Ian Rush was also a star for his country. He played 73 internationals for Wales and scored 28 goals which is of course also a goalscoring record. His biggest disappointment was that he never got the opportunity to represent his country in the European Championships or the World Cup. Wales’ Ryan Giggs is amongst his biggest admirers: "As a schoolboy the three strikers I admired most were Ian Rush, Mark Hughes and Gary Lineker. But Rushie stood out because he was such an inspiring example to youngsters with so many other assets to his game." Rush has passed his FA coaching badges and travelled around the world to Australia and Iceland amongst other countries where he has taught kids to become accomplished goalscorers trying to pass on the knowledge he has gained. Houllier also recognised his coaching ability and added him temporarily to his Liverpool staff to help his strikers score goals.
It's incredible to fathom that before Rush left Liverpool for Juventus he was still living with his parents in St Asaph. He was a global superstar yet extremely grounded.

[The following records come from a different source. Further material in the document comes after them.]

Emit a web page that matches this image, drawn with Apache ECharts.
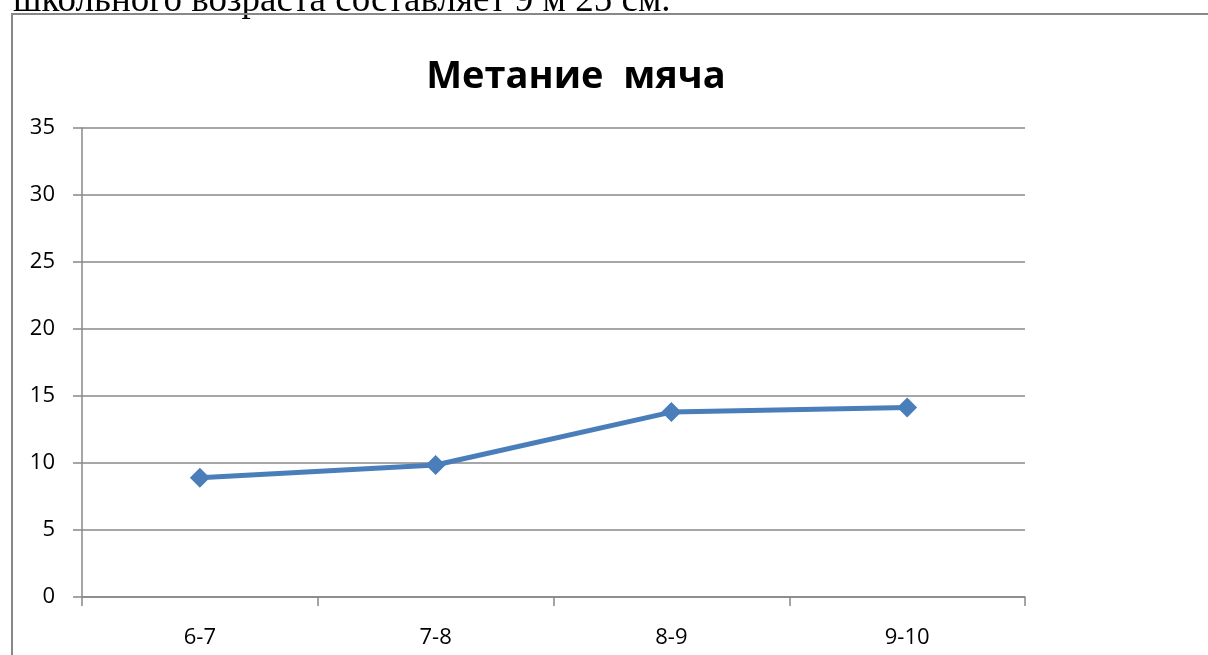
<!DOCTYPE html>
<html>
<head>
<meta charset="utf-8">
<script src="https://cdn.jsdelivr.net/npm/echarts@6/dist/echarts.min.js"></script>
<style>
  html, body { margin: 0; padding: 0; background: #fff; }
  #chart { width: 1208px; height: 655px; }
</style>
</head>
<body>
<div id="chart"></div>
<script>
// Age groups and average throw distance (m)
const ageGroups = ['6-7', '7-8', '8-9', '9-10'];
const throwDistance = [8.9, 9.85, 13.8, 14.15];
const yTicks = { min: 0, max: 35, step: 5 };

const chart = echarts.init(document.getElementById('chart'));
const gray = '#888888';

chart.setOption({
  animation: false,
  backgroundColor: '#ffffff',
  title: {
    text: 'Метание  мяча',
    left: 571,
    top: 53,
    textAlign: 'center',
    textStyle: {
      fontFamily: 'Open Sans',
      fontWeight: 'bold',
      fontSize: 38,
      color: '#000'
    }
  },
  graphic: [
    {
      type: 'text',
      x: 13,
      y: -17,
      style: {
        text: 'школьного возраста составляет 9 м 25 см.',
        font: '37px "Liberation Serif"',
        fill: '#000'
      }
    },
    {
      type: 'rect',
      shape: { x: 12, y: 14, width: 1260, height: 700 },
      style: { fill: 'none', stroke: gray, lineWidth: 2 },
      silent: true
    }
  ],
  grid: { left: 82, right: 183, top: 128, bottom: 58, containLabel: false },
  xAxis: {
    type: 'category',
    data: ageGroups,
    boundaryGap: true,
    axisLine: { lineStyle: { color: gray, width: 1.5 } },
    axisTick: { show: true, length: 9, alignWithLabel: false, lineStyle: { color: gray, width: 1.5 } },
    axisLabel: { margin: 30, fontFamily: 'Open Sans', fontSize: 22, color: '#000' },
    splitLine: { show: false }
  },
  yAxis: {
    type: 'value',
    min: yTicks.min,
    max: yTicks.max,
    interval: yTicks.step,
    axisLine: { show: true, lineStyle: { color: gray, width: 1.5 } },
    axisTick: { show: true, length: 9, lineStyle: { color: gray, width: 1.5 } },
    axisLabel: { margin: 27, fontFamily: 'Open Sans', fontSize: 22, color: '#000' },
    splitLine: { show: true, lineStyle: { color: gray, width: 1.5 } }
  },
  series: [{
    type: 'line',
    data: throwDistance,
    symbol: 'diamond',
    symbolSize: 20,
    itemStyle: { color: '#4a7ebb' },
    lineStyle: { color: '#4a7ebb', width: 5 },
    z: 5
  }]
});
</script>
</body>
</html>
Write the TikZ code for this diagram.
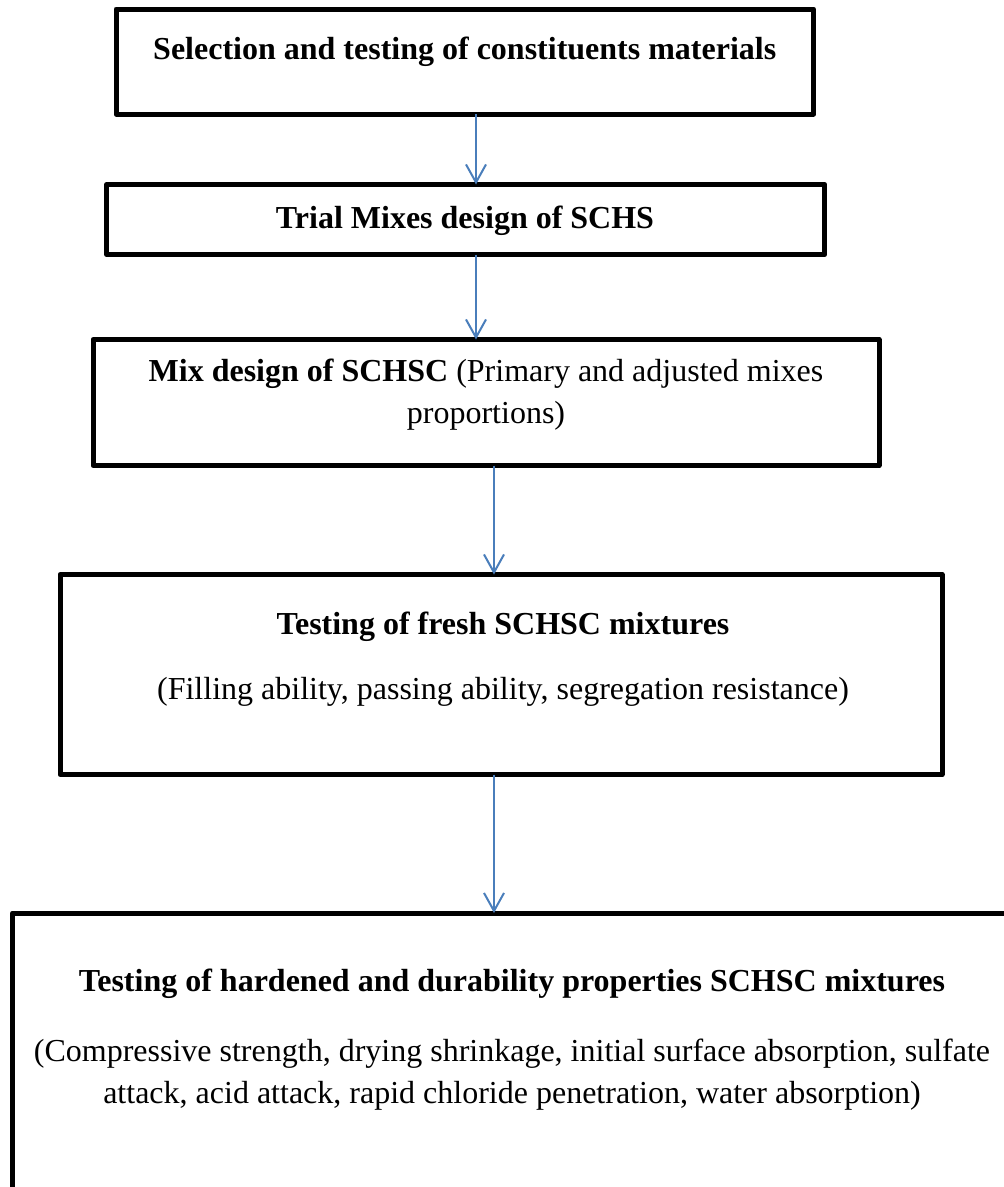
\documentclass[tikz,border=0pt]{standalone}
\usepackage{fontspec}
\setmainfont{Liberation Serif}
\usepackage{tikz}
\usetikzlibrary{arrows.meta,positioning,calc}
\definecolor{flowblue}{RGB}{74,126,187}

\begin{document}
\begin{tikzpicture}[x=1pt, y=-1pt,
    stage/.style={draw, line width=5pt, line join=round, inner sep=0pt, outer sep=0pt},
    flow/.style={draw=flowblue, line width=2pt, -{Straight Barb[length=18pt,width=20pt]}},
    txt/.style={anchor=base, align=center, inner sep=0pt, font=\fontsize{32}{42}\selectfont}]
    \useasboundingbox (0,0) rectangle (1004,1187);
    \clip (0,0) rectangle (1004,1187);

    % Boxes
    \node[stage, minimum width=697.5, minimum height=105] (b1) at (464.75,61.5) {};
    \node[stage, minimum width=718, minimum height=70] (b2) at (465.8,219.5) {};
    \node[stage, minimum width=786, minimum height=126] (b3) at (486,402.5) {};
    \node[stage, minimum width=882, minimum height=200] (b4) at (501,674.5) {};
    \node[stage, minimum width=999, minimum height=287] (b5) at (512,1056.5) {};

    % Texts (base = last line)
    \node[txt] (t1) at (464.75,59) {\textbf{Selection and testing of constituents materials}};
    \node[txt] (t2) at (465,228) {\textbf{Trial Mixes design of SCHS}};
    \node[txt] (t3) at (486,423) {\textbf{Mix design of SCHSC} (Primary and adjusted mixes\\ proportions)};
    \node[txt] (t4) at (503,699) {\textbf{Testing of fresh SCHSC mixtures}\\[23pt]
        (Filling ability, passing ability, segregation resistance)};
    \node[txt] (t5) at (512,1103.3) {\textbf{Testing of hardened and durability properties SCHSC mixtures}\\[28pt]
        (Compressive strength, drying shrinkage, initial surface absorption, sulfate\\
        attack, acid attack, rapid chloride penetration, water absorption)};

    % Arrows
    \coordinate (x1) at (476,0);
    \coordinate (x2) at (494,0);
    \draw[flow] (b1.south -| x1) -- (b2.north -| x1);
    \draw[flow] (b2.south -| x1) -- (b3.north -| x1);
    \draw[flow] (b3.south -| x2) -- (b4.north -| x2);
    \draw[flow] (b4.south -| x2) -- (b5.north -| x2);
\end{tikzpicture}
\end{document}
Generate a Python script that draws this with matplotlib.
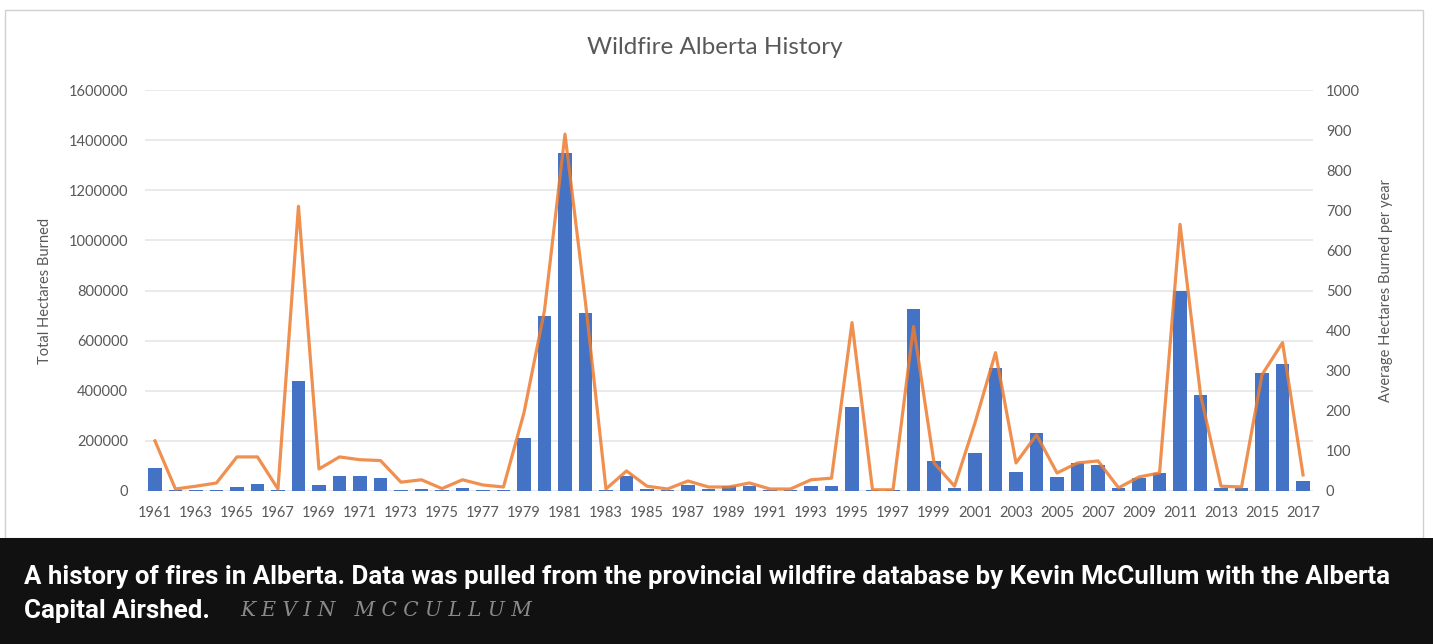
import matplotlib
matplotlib.use("Agg")
import matplotlib.pyplot as plt
import matplotlib.patches as mpatches
import numpy as np

## DATOS
years = list(range(1961, 2018))

total_hectares = [
    90000, 2000, 3000, 5000, 15000, 28000, 2000, 440000, 22000, 60000,
    60000, 50000, 4000, 8000, 2000, 12000, 3000, 3000, 210000, 700000,
    1350000, 710000, 3000, 60000, 6000, 4000, 25000, 6000, 20000, 20000,
    3000, 4000, 18000, 20000, 335000, 3000, 2000, 725000, 120000, 10000,
    150000, 490000, 75000, 230000, 55000, 110000, 105000, 10000, 50000, 70000,
    800000, 385000, 12000, 10000, 470000, 505000, 40000,
]

avg_hectares = [
    125, 5, 12, 20, 85, 85, 5, 710, 55, 85,
    78, 76, 22, 28, 6, 28, 15, 10, 195, 450,
    890, 470, 5, 50, 12, 5, 25, 10, 10, 20,
    5, 5, 28, 32, 420, 3, 3, 410, 70, 12,
    170, 345, 70, 140, 45, 70, 75, 8, 35, 45,
    665, 240, 12, 10, 290, 370, 40,
]

left_ticks = [0, 200000, 400000, 600000, 800000, 1000000, 1200000, 1400000, 1600000]
right_ticks = [0, 100, 200, 300, 400, 500, 600, 700, 800, 900, 1000]

title = "Wildfire Alberta History"
left_label = "Total Hectares Burned"
right_label = "Average Hectares Burned per year"
caption_1 = ("A history of fires in Alberta. Data was pulled from the provincial "
             "wildfire database by Kevin McCullum with the Alberta")
caption_2 = "Capital Airshed."
credit = "K E V I N   M C C U L L U M"

# Colores
hex_bars = '#4472C4'
hex_line = '#ED7D31'
hex_text = '#595959'
hex_grid = '#E6E6E6'
hex_caption_bg = '#111111'

chart_font = ['Lato', 'DejaVu Sans']
caption_font = ['Roboto', 'DejaVu Sans']

W, H = 1433, 644
fig = plt.figure(figsize=(W / 100, H / 100), dpi=100)
fig.patch.set_facecolor('white')

# Marco del grafico y franja del pie
fig.add_artist(mpatches.Rectangle((5 / W, (H - 538) / H), 1418 / W, 528 / H,
                                  transform=fig.transFigure, facecolor='white',
                                  edgecolor='#D0D0D0', linewidth=1.0, zorder=0))
fig.add_artist(mpatches.Rectangle((0, 0), 1, (H - 538) / H,
                                  transform=fig.transFigure, facecolor=hex_caption_bg,
                                  edgecolor='none', zorder=1))

ax = fig.add_axes([144.7 / W, (H - 491) / H, (1313.3 - 144.7) / W, 401 / H])
ax.set_facecolor('none')
x = np.arange(len(years))

ax.bar(x, total_hectares, width=0.64, color=hex_bars, zorder=2)
ax.set_xlim(-0.5, len(years) - 0.5)
ax.set_ylim(0, 1600000)
ax.set_yticks(left_ticks)
ax.set_yticklabels([str(t) for t in left_ticks])
ax.set_xticks(x[::2])
ax.set_xticklabels([str(y) for y in years[::2]])
ax.grid(axis='y', color=hex_grid, linewidth=1.2, zorder=0)
ax.set_axisbelow(True)
for s in ax.spines.values():
    s.set_visible(False)
ax.tick_params(axis='both', length=0, colors=hex_text, labelsize=10.5)
ax.tick_params(axis='y', pad=12)
ax.tick_params(axis='x', pad=11)
for lbl in ax.get_xticklabels() + ax.get_yticklabels():
    lbl.set_family(chart_font)
ax.set_ylabel(left_label, color=hex_text, fontsize=10.5, family=chart_font, labelpad=12)

ax2 = ax.twinx()
ax2.plot(x, avg_hectares, color=hex_line, linewidth=2.3, alpha=0.85, zorder=3)
ax2.set_ylim(0, 1000)
ax2.set_yticks(right_ticks)
ax2.set_yticklabels([str(t) for t in right_ticks])
for s in ax2.spines.values():
    s.set_visible(False)
ax2.tick_params(axis='y', length=0, colors=hex_text, labelsize=10.5, pad=9)
for lbl in ax2.get_yticklabels():
    lbl.set_family(chart_font)
ax2.set_ylabel(right_label, color=hex_text, fontsize=10.5, family=chart_font, labelpad=14)

fig.text(715 / W, 1 - 48 / H, title, ha='center', va='center', fontsize=17.5,
         color=hex_text, family=chart_font)

# Pie de foto
fig.text(24 / W, 1 - 577 / H, caption_1, ha='left', va='center', fontsize=18.6,
         color='white', fontweight='bold', family=caption_font, zorder=5)
fig.text(24 / W, 1 - 611 / H, caption_2, ha='left', va='center', fontsize=18.6,
         color='white', fontweight='bold', family=caption_font, zorder=5)
fig.text(240 / W, 1 - 611 / H, credit, ha='left', va='center', fontsize=14.5,
         color='#8A8A8A', style='italic', family=['DejaVu Serif'], zorder=5)

plt.savefig("out.png", dpi=100)
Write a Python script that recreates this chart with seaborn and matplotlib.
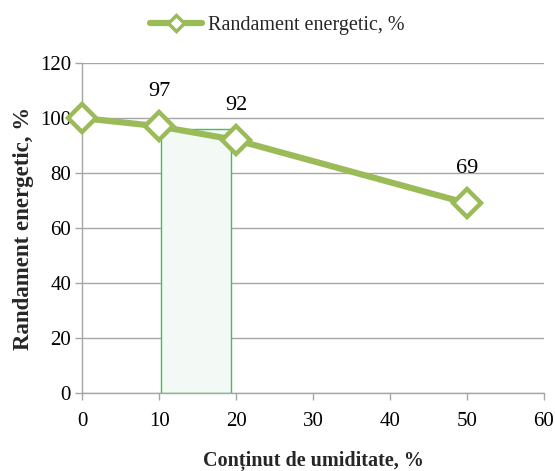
import matplotlib
matplotlib.use("Agg")
import matplotlib.pyplot as plt
import seaborn as sns
import pandas as pd
from matplotlib.patches import Rectangle
from matplotlib.lines import Line2D

moisture = [0, 10, 20, 50]
efficiency = [100, 97, 92, 69]
labels = ["", "97", "92", "69"]
series_name = "Randament energetic, %"
xticks = [0, 10, 20, 30, 40, 50, 60]
yticks = [0, 20, 40, 60, 80, 100, 120]
highlight = (10.3, 19.4, 96.2)  # x start, x end, top

sns.set_theme(style="white")
plt.rcParams['font.family'] = ['Liberation Serif', 'DejaVu Serif']

green = "#9BBB59"
df = pd.DataFrame({"x": moisture, "y": efficiency})

fig = plt.figure(figsize=(5.55, 4.71), dpi=100)
ax = fig.add_axes([0.148, 0.166, 0.832, 0.700])

for t in yticks:
    ax.axhline(t, color="#A6A6A6", lw=1.0, zorder=0)

x0, x1, top = highlight
ax.add_patch(Rectangle((x0, 0), x1 - x0, top, facecolor="#F3FAF5",
                       edgecolor="#3CC05A", lw=1.0, zorder=1))

sns.lineplot(data=df, x="x", y="y", ax=ax, color=green, lw=4.5,
             marker="D", markersize=14, markerfacecolor="white",
             markeredgecolor=green, markeredgewidth=3.2, zorder=3, clip_on=False)

for xv, yv, lab in zip(moisture, efficiency, labels):
    if lab:
        ax.annotate(lab, (xv, yv), xytext=(0, 25), textcoords="offset points",
                    ha="center", va="center", fontsize=16, color="#000000")

ax.set_xlim(0, 60)
ax.set_ylim(0, 120)
ax.set_xticks(xticks)
ax.set_yticks(yticks)
ax.tick_params(axis="both", labelsize=15, colors="#000000", length=5,
               direction="out", width=1, color="#A6A6A6", left=True, bottom=True)
ax.tick_params(axis="x", pad=9)
ax.tick_params(axis="y", pad=3)
for s in ["top", "right"]:
    ax.spines[s].set_visible(False)
for s in ["left", "bottom"]:
    ax.spines[s].set_color("#A6A6A6")
    ax.spines[s].set_linewidth(1)

ax.set_xlabel("Conținut de umiditate, %", fontsize=14.5, fontweight="bold", labelpad=14)
ax.set_ylabel("Randament energetic, %", fontsize=16.5, fontweight="bold", labelpad=4)

handle = Line2D([], [], color=green, lw=4.5, marker="D", markersize=8,
                markerfacecolor="white", markeredgecolor=green, markeredgewidth=2.5)
fig.legend([handle], [series_name], loc="center", bbox_to_anchor=(0.5, 0.945),
           frameon=False, fontsize=14.5, handlelength=2.6, handletextpad=0.3)

fig.savefig("out.png", dpi=100)
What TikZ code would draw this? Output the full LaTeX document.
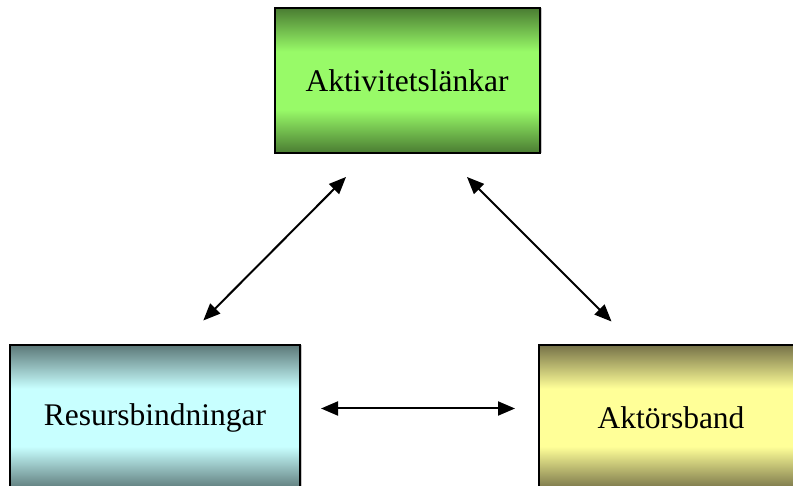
\documentclass[tikz,border=0pt]{standalone}
\usepackage{fontspec}
\setmainfont{Liberation Serif}
\usetikzlibrary{arrows.meta,shadows}
\definecolor{gdark}{RGB}{74,124,50}
\definecolor{glight}{RGB}{152,250,104}
\definecolor{tdark}{RGB}{92,120,120}
\definecolor{tlight}{RGB}{200,255,255}
\definecolor{ydark}{RGB}{118,114,72}
\definecolor{ylight}{RGB}{255,255,152}
\pgfdeclareverticalshading{greenbar}{100bp}{color(0bp)=(gdark); color(25bp)=(gdark); color(40bp)=(glight); color(60bp)=(glight); color(75bp)=(gdark); color(100bp)=(gdark)}
\pgfdeclareverticalshading{tealbar}{100bp}{color(0bp)=(tdark); color(25bp)=(tdark); color(40bp)=(tlight); color(60bp)=(tlight); color(75bp)=(tdark); color(100bp)=(tdark)}
\pgfdeclareverticalshading{yellowbar}{100bp}{color(0bp)=(ydark); color(25bp)=(ydark); color(40bp)=(ylight); color(60bp)=(ylight); color(75bp)=(ydark); color(100bp)=(ydark)}
\tikzset{
  box/.style={draw=black, line width=2pt, inner sep=0pt, minimum height=145pt,
    font=\fontsize{31.5}{36}\selectfont,
    drop shadow={shadow xshift=2pt, shadow yshift=0pt, fill=gray!45, opacity=1}},
  link/.style={line width=2pt, {Triangle[length=17pt,width=14pt]}-{Triangle[length=17pt,width=14pt]}}
}
\begin{document}
\begin{tikzpicture}[x=1pt,y=-1pt]
\useasboundingbox (0,0) rectangle (793,486);
\clip (0,0) rectangle (793,486);
\node[box, shading=greenbar, minimum width=265pt] (akt) at (407,80.5) {Aktivitetslänkar};
\node[box, shading=tealbar, minimum width=290pt] (res) at (155,417.5) {Resursbindningar};
\node[box, shading=yellowbar, minimum width=264pt] (aktor) at (671,417.5) {Aktörsband};
\coordinate (a1) at (346,177);
\coordinate (a2) at (203.3,320.5);
\coordinate (b1) at (467,177);
\coordinate (b2) at (611.5,321.5);
\coordinate (c1) at (321,408.5);
\coordinate (c2) at (515,408.5);
\draw[link] (a1) -- (a2);
\draw[link] (b1) -- (b2);
\draw[link] (c1) -- (c2);
\end{tikzpicture}
\end{document}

His catholic faith was strong and he went to church at 8 o'clock every Sunday morning. Despite all his success Rush has always stayed true to who he is, a village boy from Wales. Rush told LFChistory.net: "My dad brought me up to respect people. One thing he always said was: 'If you're nice to people on the way up, they'll be nice with you. If you're not nice with them they'll sit and be waiting for you to come down." Rush argued he was a better all-round player once he returned from Italy. He had certainly always impressed with his goalscoring talents but what made him stand apart was his defensive work. He was Liverpool's first defender when the opposition had the ball. Joe Fagan was always impressed by Rush's attention to teamwork. "He set an example to all his colleagues, not only in his scoring, but also in his willingness to tackle back. He wins the ball so often it provides a psychological boost for defenders." Rush scored 207 goals in 331 appearances in his first spell at Liverpool and added 139 in 329 games in his second phase at the club following his return from Juventus. Ian Rush is a unique striker at a club that prides itself on great forwards and he will never have his equal.